Torch implementation for learning a mapping from input images to output images, for example:
Image-to-Image Translation with Conditional Adversarial Networks
Phillip Isola, Jun-Yan Zhu, Tinghui Zhou, Alexei A. Efros
CVPR, 2017.
On some tasks, decent results can be obtained fairly quickly and on small datasets. For example, to learn to generate facades (example shown above), we trained on just 400 images for about 2 hours (on a single Pascal Titan X GPU).

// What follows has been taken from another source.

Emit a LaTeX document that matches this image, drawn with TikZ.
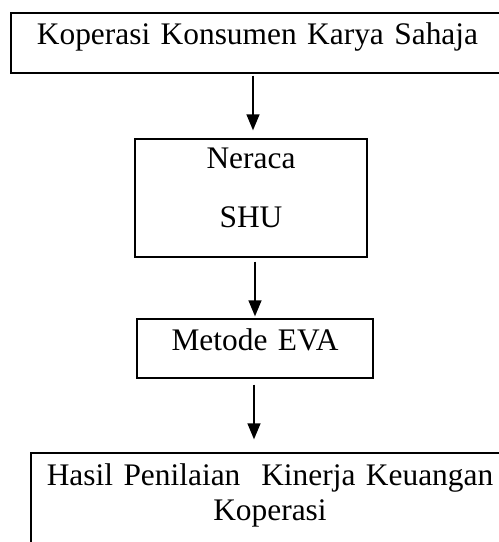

However, for harder problems it may be important to train on far larger datasets, and for many hours or even days.
Note: Please check out our PyTorch implementation for pix2pix and CycleGAN. The PyTorch version is under active development and can produce results comparable to or better than this Torch version.
- Linux or OSX
- NVIDIA GPU + CUDA CuDNN (CPU mode and CUDA without CuDNN may work with minimal modification, but untested)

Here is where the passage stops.